Segundo depoimento dado pelo suspeito ao Correio, ele chamou um colega depois do ato sexual. Por quê? Machismo. Não existe outro motivo. Para exibir o “troféu” ou mesmo a fim de dividir a “caça”. A fase da mulher-objeto deveria ter acabado há muito tempo. Mas há “machos” que ainda consideram a ideia atraente. No texto escrito pela vítima em uma rede social (parabéns pela coragem, mas agora o caso não é só seu, moça: é de toda uma sociedade que exige respeito pelas mulheres), ela chega a se questionar se não tinha “pedido por aquilo”. Ninguém pede por isso, mas as mulheres são forçadas a se sentirem assim desde que elas são meninas. Um massacre de sentimentos que sentem desde sempre, ao ouvirem aquele “fiu-fiu” contínuo, ao serem percebidas primeiro pela beleza para depois se tornarem reconhecidas pela competência.

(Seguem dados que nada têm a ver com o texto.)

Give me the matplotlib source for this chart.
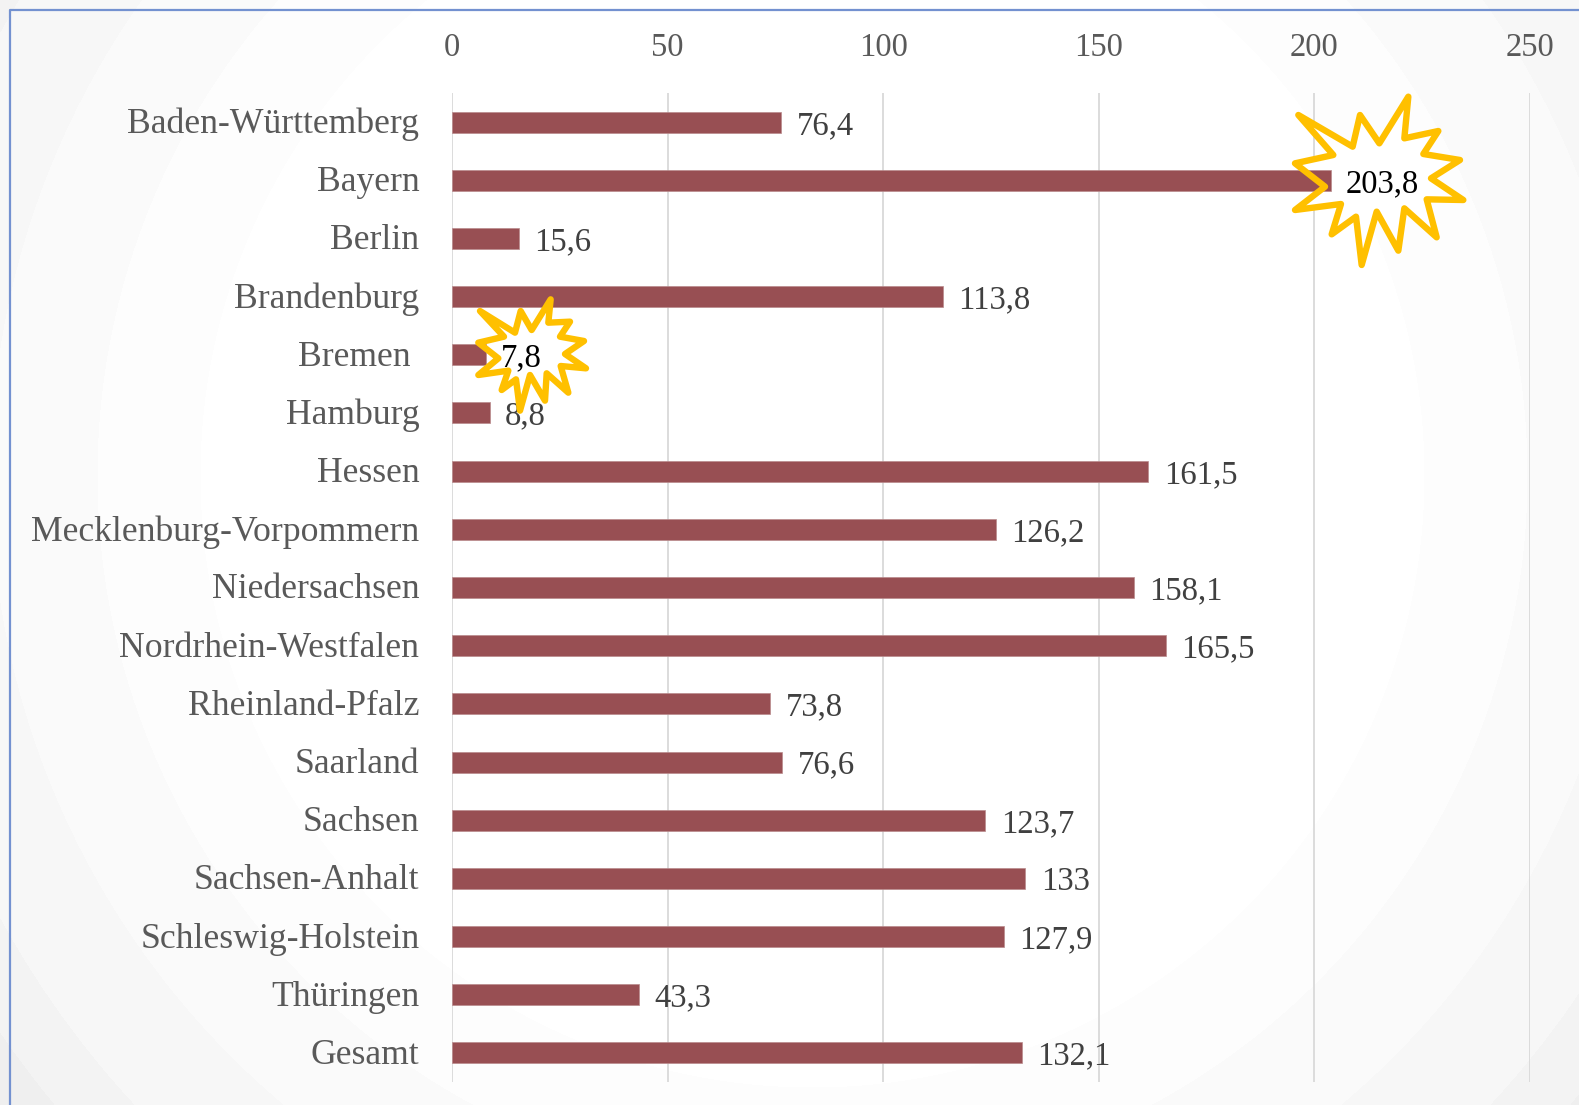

John Lennon canta em Woman is the nigger of the world (A mulher é o negro escravo do mundo): “Nós a fazemos pintar o rosto e dançar / Se ela não for uma escrava, dizemos que elas não nos amam / Se ela é real, dizemos que ela está tentando ser um homem / Enquanto a colocamos pra baixo, fingimos que ela está por cima). O ex-beatle escreveu a música nos anos 1970, mas toda vez que ouço alguém justificando uma ação de violência abominável contra elas, chego à conclusão de que a canção é muito atual.